Saturday, December 11, 2010

The Origin of the Bra

Despite the fact, doubted by some, that the bra is not a necessity in keeping a woman's breasts firm and uplifted, bras originated in one form or another, centuries ago..

Minoan women athletes of 700 BC have been depicted wearing a bra like garment to restrain and cover their breasts and the women of other civilizations are known to have worn bras like undergarments for a variety of reasons.

From the Middle Ages, through to the earlier part of the twentieth century, women of wealth wore corsets that tended to push the breasts, and in Georgian times, in the 1700s to the mid 1800s, it was considered the height of fashion to expose uplifted breasts with prominent cleavage and to just cover the nipples.

Queen Victoria soon put paid to that and although the style of corsets still pushed up the breasts, they remained decorously covered.

Into the 1920s, the fashion was to restrain the breasts, flappers of the time considered that the flatter the chest the more sex appeal they had, and their men must have agreed - but when did they have a choice?

Although there was a movement towards designing bras as we know them today, around the latter years of the nineteenth century, the first patent for a brassiere was only given to a Mary Phelps Jacob in November 1914.

The word brassiere is derived somewhat indirectly from the French "bras" meaning arms with an earlier military association to mean arm protector that then was developed into a chest protector.

In English the first known reference to the word occurred around 1893 with manufacturers going on to use the term to describe derivations of the corset that provided support for female breasts.

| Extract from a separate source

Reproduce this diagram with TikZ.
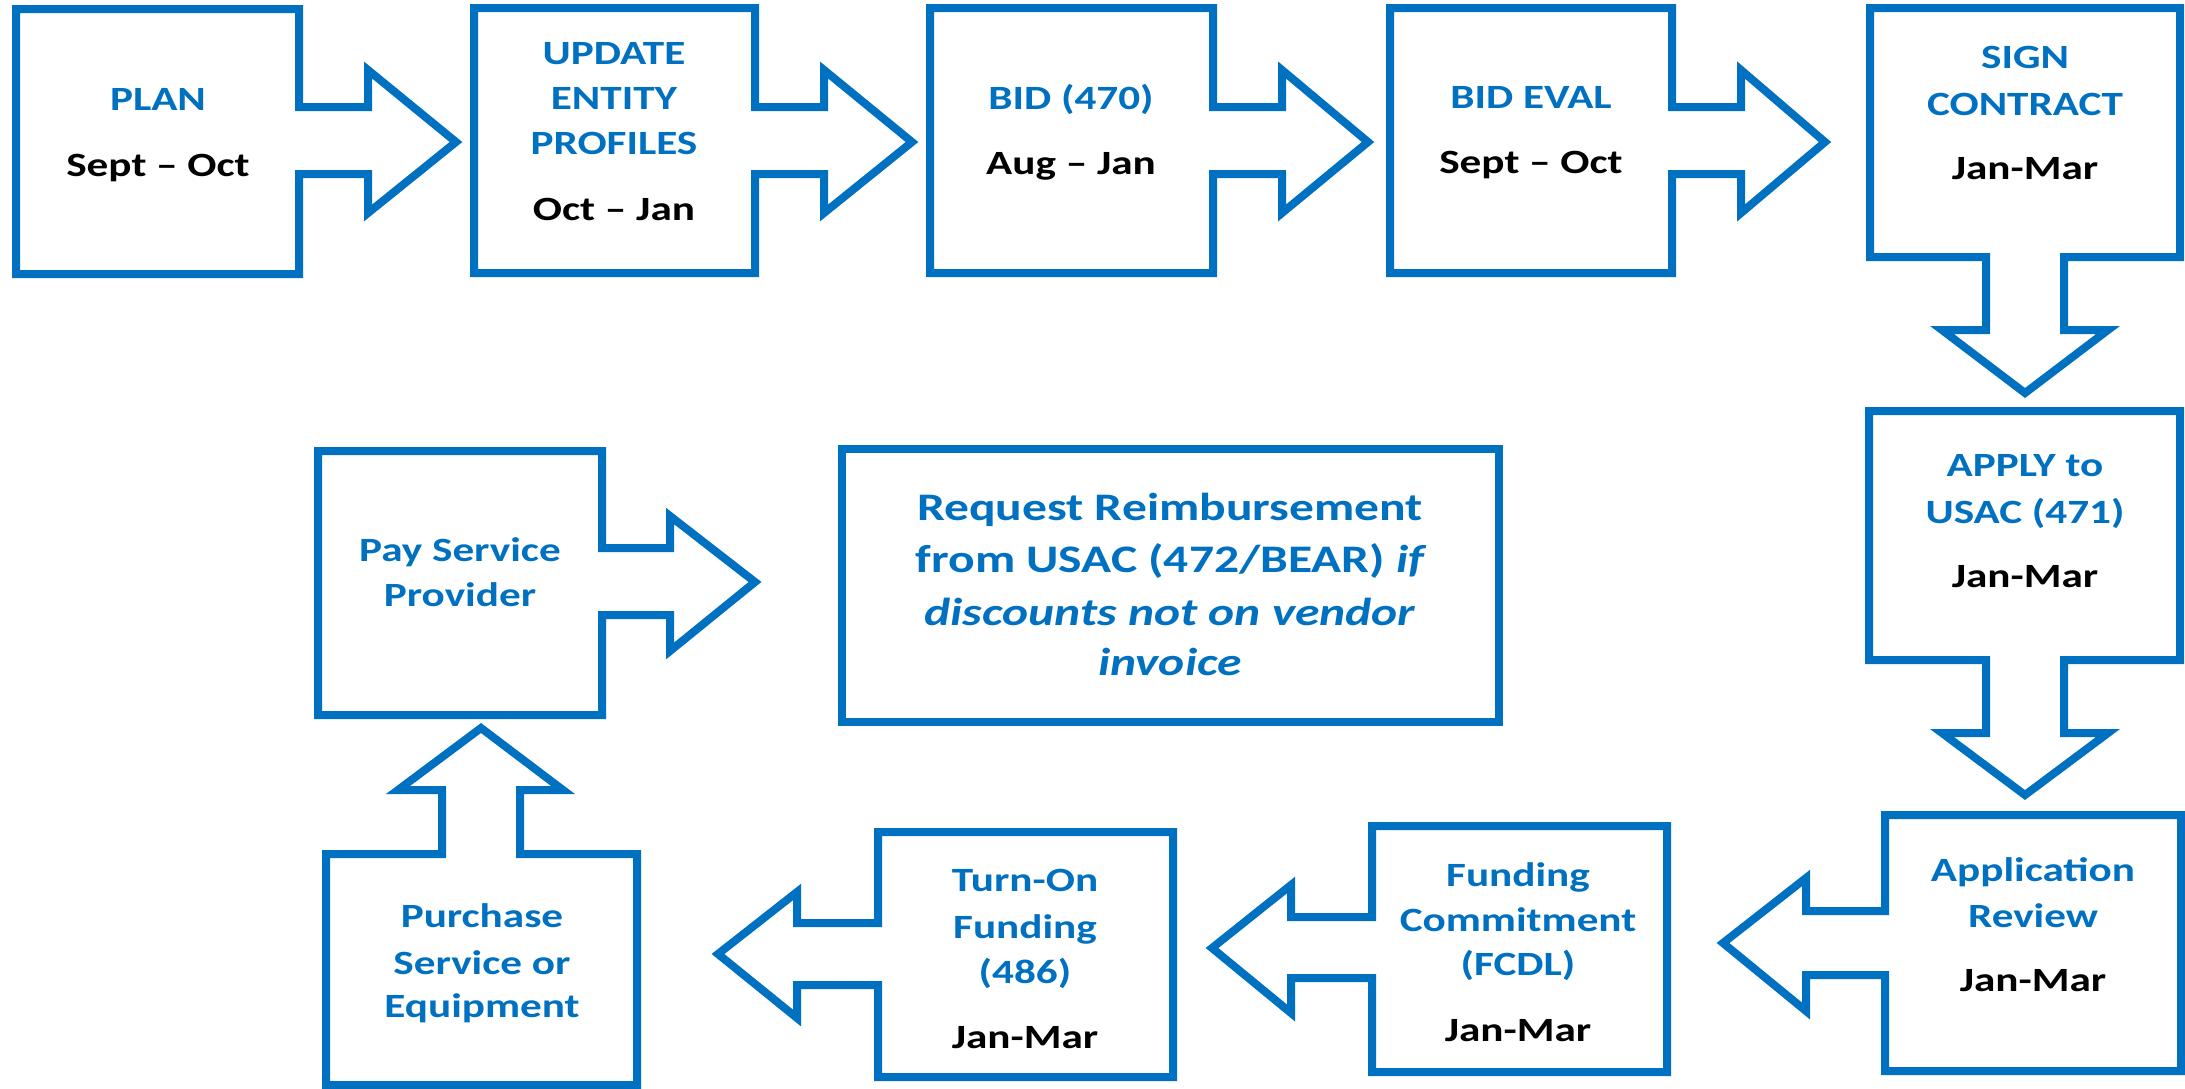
\documentclass[tikz,border=0pt]{standalone}
\usepackage{fontspec}
\setmainfont{Carlito}[FakeStretch=1.27]
\definecolor{ublue}{HTML}{0070C0}
\tikzset{
  flowshape/.style={draw=ublue, line width=8pt, line join=miter, fill=white},
  bluetxt/.style={anchor=base, text=ublue, inner sep=0pt, font=\fontsize{34}{40}\selectfont\bfseries},
  blacktxt/.style={bluetxt, text=black},
  reqtxt/.style={bluetxt, font=\fontsize{39}{46}\selectfont\bfseries},
}
\begin{document}
\begin{tikzpicture}[x=1pt,y=-1pt]
\useasboundingbox (0,0) rectangle (2185,1088);

% ---------- top row: boxes with right arrows ----------
\draw[flowshape] (16,9) -- (299,9) -- (299,107) -- (368,107) -- (368,70) -- (456,142) -- (368,213) -- (368,174) -- (299,174) -- (299,274) -- (16,274) -- cycle;
\draw[flowshape] (474,8) -- (755,8) -- (755,107) -- (824,107) -- (824,70) -- (912,142) -- (824,213) -- (824,174) -- (755,174) -- (755,273) -- (474,273) -- cycle;
\draw[flowshape] (930,8) -- (1213,8) -- (1213,107) -- (1282,107) -- (1282,70) -- (1368,142) -- (1282,213) -- (1282,174) -- (1213,174) -- (1213,273) -- (930,273) -- cycle;
\draw[flowshape] (1390,8) -- (1672,8) -- (1672,107) -- (1741,107) -- (1741,70) -- (1825,142) -- (1741,213) -- (1741,174) -- (1672,174) -- (1672,273) -- (1390,273) -- cycle;

% ---------- right column: boxes with down arrows ----------
\draw[flowshape] (1870,8) -- (2180,8) -- (2180,257) -- (2064,257) -- (2064,330) -- (2108,330) -- (2025,393) -- (1942,330) -- (1986,330) -- (1986,257) -- (1870,257) -- cycle;
\draw[flowshape] (1869,411) -- (2180,411) -- (2180,660) -- (2064,660) -- (2064,733) -- (2108,733) -- (2025,795) -- (1942,733) -- (1986,733) -- (1986,660) -- (1869,660) -- cycle;

% ---------- bottom row: boxes with left arrows ----------
\draw[flowshape] (2181,815) -- (1885,815) -- (1885,911) -- (1806,911) -- (1806,878) -- (1723,943) -- (1806,1011) -- (1806,975) -- (1885,975) -- (1885,1071) -- (2181,1071) -- cycle;
\draw[flowshape] (1667,826) -- (1372,826) -- (1372,917) -- (1291,917) -- (1291,885) -- (1212,948) -- (1291,1013) -- (1291,978) -- (1372,978) -- (1372,1072) -- (1667,1072) -- cycle;
\draw[flowshape] (1173,832) -- (878,832) -- (878,923) -- (797,923) -- (797,892) -- (718,954) -- (797,1018) -- (797,985) -- (878,985) -- (878,1077) -- (1173,1077) -- cycle;

% ---------- purchase box with up arrow ----------
\draw[flowshape] (326,1085) -- (326,854) -- (442,854) -- (442,790) -- (398,790) -- (481,728) -- (563,790) -- (520,790) -- (520,854) -- (637,854) -- (637,1085) -- cycle;

% ---------- pay box with right arrow ----------
\draw[flowshape] (318,451) -- (602,451) -- (602,548) -- (670,548) -- (670,516) -- (755,582) -- (670,651) -- (670,615) -- (602,615) -- (602,715) -- (318,715) -- cycle;

% ---------- request box ----------
\draw[flowshape] (842,449) rectangle (1499,722);

% ---------- texts ----------
\node[bluetxt]  (plan1) at (158,110) {PLAN};
\node[blacktxt] (plan2) at (158,176) {Sept – Oct};

\node[bluetxt]  (upd1) at (614,64) {UPDATE};
\node[bluetxt]  (upd2) at (614,109) {ENTITY};
\node[bluetxt]  (upd3) at (614,154) {PROFILES};
\node[blacktxt] (upd4) at (614,220) {Oct – Jan};

\node[bluetxt]  (bid1) at (1071,109) {BID (470)};
\node[blacktxt] (bid2) at (1071,174) {Aug – Jan};

\node[bluetxt]  (eval1) at (1531,108) {BID EVAL};
\node[blacktxt] (eval2) at (1531,173) {Sept – Oct};

\node[bluetxt]  (sign1) at (2025,68) {SIGN};
\node[bluetxt]  (sign2) at (2025,115) {CONTRACT};
\node[blacktxt] (sign3) at (2025,179) {Jan-Mar};

\node[bluetxt]  (apply1) at (2025,476) {APPLY to};
\node[bluetxt]  (apply2) at (2025,523) {USAC (471)};
\node[blacktxt] (apply3) at (2025,587) {Jan-Mar};

\node[bluetxt]  (rev1) at (2033,881) {Application};
\node[bluetxt]  (rev2) at (2033,927) {Review};
\node[blacktxt] (rev3) at (2033,991) {Jan-Mar};

\node[bluetxt]  (fcdl1) at (1518,886) {Funding};
\node[bluetxt]  (fcdl2) at (1518,931) {Commitment};
\node[bluetxt]  (fcdl3) at (1518,975) {(FCDL)};
\node[blacktxt] (fcdl4) at (1518,1041) {Jan-Mar};

\node[bluetxt]  (turn1) at (1025,891) {Turn-On};
\node[bluetxt]  (turn2) at (1025,938) {Funding};
\node[bluetxt]  (turn3) at (1025,983) {(486)};
\node[blacktxt] (turn4) at (1025,1048) {Jan-Mar};

\node[bluetxt]  (pur1) at (482,927) {Purchase};
\node[bluetxt]  (pur2) at (482,974) {Service or};
\node[bluetxt]  (pur3) at (482,1017) {Equipment};

\node[bluetxt]  (pay1) at (460,561) {Pay Service};
\node[bluetxt]  (pay2) at (460,606) {Provider};

\node[reqtxt] (req1) at (1170,520) {Request Reimbursement};
\node[reqtxt] (req2) at (1170,572) {from USAC (472/BEAR) {\itshape if}};
\node[reqtxt] (req3) at (1170,625) {\itshape discounts not on vendor};
\node[reqtxt] (req4) at (1170,675) {\itshape invoice};
\end{tikzpicture}
\end{document}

The ultimate fashion magazine "Vogue" first mentioned the term brassiere on its pages in 1907, and by 1911 the Oxford English Dictionary awarded the word its final accolade of acceptance into the English language.

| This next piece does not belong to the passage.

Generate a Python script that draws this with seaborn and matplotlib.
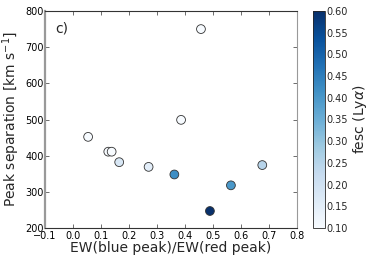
import numpy as np
import pandas as pd
import matplotlib
matplotlib.use("Agg")
import matplotlib.pyplot as plt
import seaborn as sns

# values
ew_ratio = [0.054, 0.126, 0.138, 0.165, 0.270, 0.362, 0.489, 0.564, 0.676, 0.386, 0.457]
peak_sep = [452, 411, 411, 382, 369, 348, 247, 318, 374, 499, 750]
fesc = [0.10, 0.10, 0.10, 0.18, 0.15, 0.42, 0.60, 0.40, 0.25, 0.10, 0.10]

df = pd.DataFrame({"ew": ew_ratio, "sep": peak_sep, "fesc": fesc})

sns.set_style("white")
plt.rcParams["font.family"] = ["DejaVu Sans"]

fig = plt.figure(figsize=(3.74, 2.62), dpi=100)
ax = fig.add_axes([45 / 374, 1 - 228 / 262, 252 / 374, 217 / 262])
cax = fig.add_axes([313 / 374, 1 - 228 / 262, 12 / 374, 217 / 262])

norm = plt.Normalize(0.1, 0.6)
sns.scatterplot(data=df, x="ew", y="sep", hue="fesc", palette="Blues", hue_norm=norm,
                s=40, edgecolor="#333333", linewidth=0.6, legend=False, ax=ax, zorder=3)

ax.set_xlim(-0.1, 0.8)
ax.set_ylim(200, 800)
ax.set_xticks(np.arange(-0.1, 0.81, 0.1))
ax.set_yticks(np.arange(200, 801, 100))
ax.set_xticklabels([f"{t:.1f}".replace("-", "\u2212") for t in np.arange(-0.1, 0.81, 0.1)])
ax.tick_params(direction="in", length=3, width=0.6, labelsize=7, pad=1,
               top=True, right=True, bottom=True, left=True, colors="#555555", labelcolor="black")
ax.tick_params(axis="x", pad=2.5)
ax.set_xlabel("EW(blue peak)/EW(red peak)", fontsize=10, labelpad=0)
ax.set_ylabel("Peak separation [km s$^{-1}$]", fontsize=10, labelpad=2)
ax.text(0.04, 0.9, "c)", transform=ax.transAxes, fontsize=10)

for side in ["top", "bottom", "right"]:
    ax.spines[side].set_color("#333333")
    ax.spines[side].set_linewidth(0.8)
ax.spines["right"].set_color("#999999")
ax.spines["left"].set_color("#999999")
ax.spines["left"].set_linewidth(1.6)

sm = plt.cm.ScalarMappable(cmap="Blues", norm=norm)
cb = fig.colorbar(sm, cax=cax, ticks=np.arange(0.10, 0.601, 0.05))
cb.ax.set_yticklabels([f"{t:.2f}" for t in np.arange(0.10, 0.601, 0.05)])
cb.ax.tick_params(labelsize=7, length=0, pad=1)
cb.outline.set_linewidth(0.6)
cb.set_label(r"fesc (Ly$\alpha$)", fontsize=10, labelpad=2)

fig.savefig("out.png", dpi=100)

The advent of the First World War held up the development of the brassiere as a fashion garment just as a similar situation took place during and just after World War II. A possible explanation is that in both wars women of all classes had to take over so many of the menial tasks performed by men that sex appeal was not on their list of priorities.

The shortened term "bra" came into use in the early thirties as the undergarment became affordable and gained popularity with all classes.

After 1945 the bra became one of the top priorities in the world of fashion, allowing the top couturiers to design fashion wear from topless evening dresses to any number of other day and evening wear apparel emphasizing the silhouette.

Without this progress in bra design, the bikini would never have happened, women might still have had to suffer the restraints and discomforts of corsets to give their bodies a desirable shape.

Nature has and continues to take its course; women who want to retain their sex appeal do not have to suffer in the same way as their grandparents.

As for men, they have never had it so good, the media and peer pressures have opened their eyes to some of the fabulously beautiful and attractive women that abound in the world and they expect their sweethearts and wives to strive to look just as gorgeous.